Eppure i pazienti sono in dubbio. Quanto sarà accessibile per chi ne ha bisogno?
di Mike Orcutt
È in corso di sperimentazione su esseri umani una promettente tecnica di gene editing contro l’anemia falciforme. Nel caso si rivelasse efficace, chi ne ha bisogno avrà modo di farne uso? Secondo Vence Bonham del National Human Genome Research Institute, con una cura in vista, la domanda si fa urgente.
L’anemia falciforme (SCD) è una malattia genetica del sangue che colpisce milioni di persone nel mondo. Provoca la produzione di globuli rossi anormali e può causare dolore intenso, ictus e danni agli organi e ai tessuti.
Da un punto di vista scientifico, “si tratta di un momento storico” per gli individui affetti dalla malattia, ha spiegato Bonham alla conferenza EmTech del MIT Technology Review. I ricercatori stanno testando una tecnica che utilizza il preciso strumento di editing genetico CRISPR per modificare un singolo gene associato alla malattia. Ma dal punto di vista sociologico, ha fatto notare Bonham, siamo appena agli inizi. La SCD è soprattutto comune in individui di etnie africane. E nonostante ci siano circa 100.000 persone affette nei soli Stati Uniti, la stragrande maggioranza dei pazienti vive nell’Africa sub-sahariana e in India.
Bonham e colleghi hanno recentemente condotto uno studio per indagare come la tecnica sia percepita tra gli individui affetti da SCD, i loro familiari e i loro medici. Molti degli intervistati hanno espresso espresso scetticismo sul fatto che una potenziale cura basata sul CRISPR possa rivelarsi accessibile a coloro che ne hanno bisogno. Sebbene abbiano trovato “una rinnovata speranza”, si sono espressi “sottotono e con fare apprensivo rispetto a questa speranza”, il risultato di decenni di “privazione dei diritti medici vissuta dalla comunità SCD”.

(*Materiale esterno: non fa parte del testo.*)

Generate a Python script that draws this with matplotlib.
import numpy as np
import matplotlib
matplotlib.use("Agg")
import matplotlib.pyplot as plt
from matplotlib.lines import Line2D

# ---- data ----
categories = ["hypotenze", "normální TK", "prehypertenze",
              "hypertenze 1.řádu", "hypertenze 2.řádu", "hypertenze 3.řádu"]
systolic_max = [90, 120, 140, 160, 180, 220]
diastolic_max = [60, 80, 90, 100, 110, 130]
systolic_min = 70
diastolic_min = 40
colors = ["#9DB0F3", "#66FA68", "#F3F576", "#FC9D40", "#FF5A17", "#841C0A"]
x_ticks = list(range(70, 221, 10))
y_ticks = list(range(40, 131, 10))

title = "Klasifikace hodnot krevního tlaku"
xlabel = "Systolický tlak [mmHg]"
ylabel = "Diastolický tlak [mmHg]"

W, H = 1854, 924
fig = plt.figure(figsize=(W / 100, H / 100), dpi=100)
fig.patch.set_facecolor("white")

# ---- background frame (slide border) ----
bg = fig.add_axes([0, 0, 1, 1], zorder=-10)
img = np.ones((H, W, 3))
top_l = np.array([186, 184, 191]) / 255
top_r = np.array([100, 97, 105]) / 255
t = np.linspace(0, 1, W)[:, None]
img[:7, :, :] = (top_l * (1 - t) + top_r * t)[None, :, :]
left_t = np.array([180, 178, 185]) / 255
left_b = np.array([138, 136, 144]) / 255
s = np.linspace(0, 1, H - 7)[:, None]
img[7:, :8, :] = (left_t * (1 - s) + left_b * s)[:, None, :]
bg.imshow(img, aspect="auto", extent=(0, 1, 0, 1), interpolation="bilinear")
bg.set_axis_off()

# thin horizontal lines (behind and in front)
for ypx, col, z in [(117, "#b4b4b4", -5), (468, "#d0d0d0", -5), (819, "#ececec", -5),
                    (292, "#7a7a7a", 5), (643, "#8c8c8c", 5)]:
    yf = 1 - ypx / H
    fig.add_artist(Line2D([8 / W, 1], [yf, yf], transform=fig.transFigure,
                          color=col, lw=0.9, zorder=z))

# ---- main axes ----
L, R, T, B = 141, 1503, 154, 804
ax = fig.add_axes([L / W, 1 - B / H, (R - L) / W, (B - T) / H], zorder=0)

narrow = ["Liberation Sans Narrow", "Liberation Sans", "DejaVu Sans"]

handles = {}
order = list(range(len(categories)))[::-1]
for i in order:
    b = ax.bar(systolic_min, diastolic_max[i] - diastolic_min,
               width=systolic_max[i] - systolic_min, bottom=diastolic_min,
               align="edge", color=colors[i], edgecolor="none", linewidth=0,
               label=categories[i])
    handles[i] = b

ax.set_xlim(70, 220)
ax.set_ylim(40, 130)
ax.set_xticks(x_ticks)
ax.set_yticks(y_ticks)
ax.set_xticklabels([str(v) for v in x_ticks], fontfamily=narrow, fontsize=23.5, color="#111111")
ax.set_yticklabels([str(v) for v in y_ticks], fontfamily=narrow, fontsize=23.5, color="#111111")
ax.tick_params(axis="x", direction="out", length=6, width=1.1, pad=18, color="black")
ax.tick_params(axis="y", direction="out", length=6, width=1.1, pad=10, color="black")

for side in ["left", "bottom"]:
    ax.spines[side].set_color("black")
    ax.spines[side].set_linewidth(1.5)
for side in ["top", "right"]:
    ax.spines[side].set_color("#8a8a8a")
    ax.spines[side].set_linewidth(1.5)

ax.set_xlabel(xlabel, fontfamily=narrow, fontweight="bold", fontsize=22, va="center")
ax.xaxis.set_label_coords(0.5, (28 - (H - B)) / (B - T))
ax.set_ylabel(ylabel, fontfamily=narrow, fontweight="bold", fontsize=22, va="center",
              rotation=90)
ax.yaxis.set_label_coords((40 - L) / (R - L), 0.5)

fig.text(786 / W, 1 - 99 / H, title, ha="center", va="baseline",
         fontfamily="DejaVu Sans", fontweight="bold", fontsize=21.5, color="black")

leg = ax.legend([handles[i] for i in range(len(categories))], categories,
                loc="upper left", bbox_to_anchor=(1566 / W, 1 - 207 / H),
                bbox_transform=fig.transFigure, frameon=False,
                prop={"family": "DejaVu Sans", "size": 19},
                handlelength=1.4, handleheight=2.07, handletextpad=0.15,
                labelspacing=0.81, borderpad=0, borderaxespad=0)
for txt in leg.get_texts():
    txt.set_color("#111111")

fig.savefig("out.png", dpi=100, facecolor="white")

Secondo uno dei medici intervistati per lo studio, esiste il pericolo che altre malattie rare che tendono a colpire le persone “con più risorse” possano attirare maggiori attenzioni e, potenzialmente, finanziamenti. Di conseguenza, c’è la preoccupazione che la popolazione SCD “possa rimanere nella polvere”. Questa popolazione è già scettica, dal momento che “sono stati lasciati nella polvere in tante altre occasioni”, ha concluso il medico.
Oltre a una cura in sé, sono necessari approcci migliori ed economici per “espandere i vantaggi di questa nuova tecnologia”, ha dichairato Bonham. “Il potenziale è eccezionale, ma dobbiamo porre la domanda: chi ne trarrà beneficio?”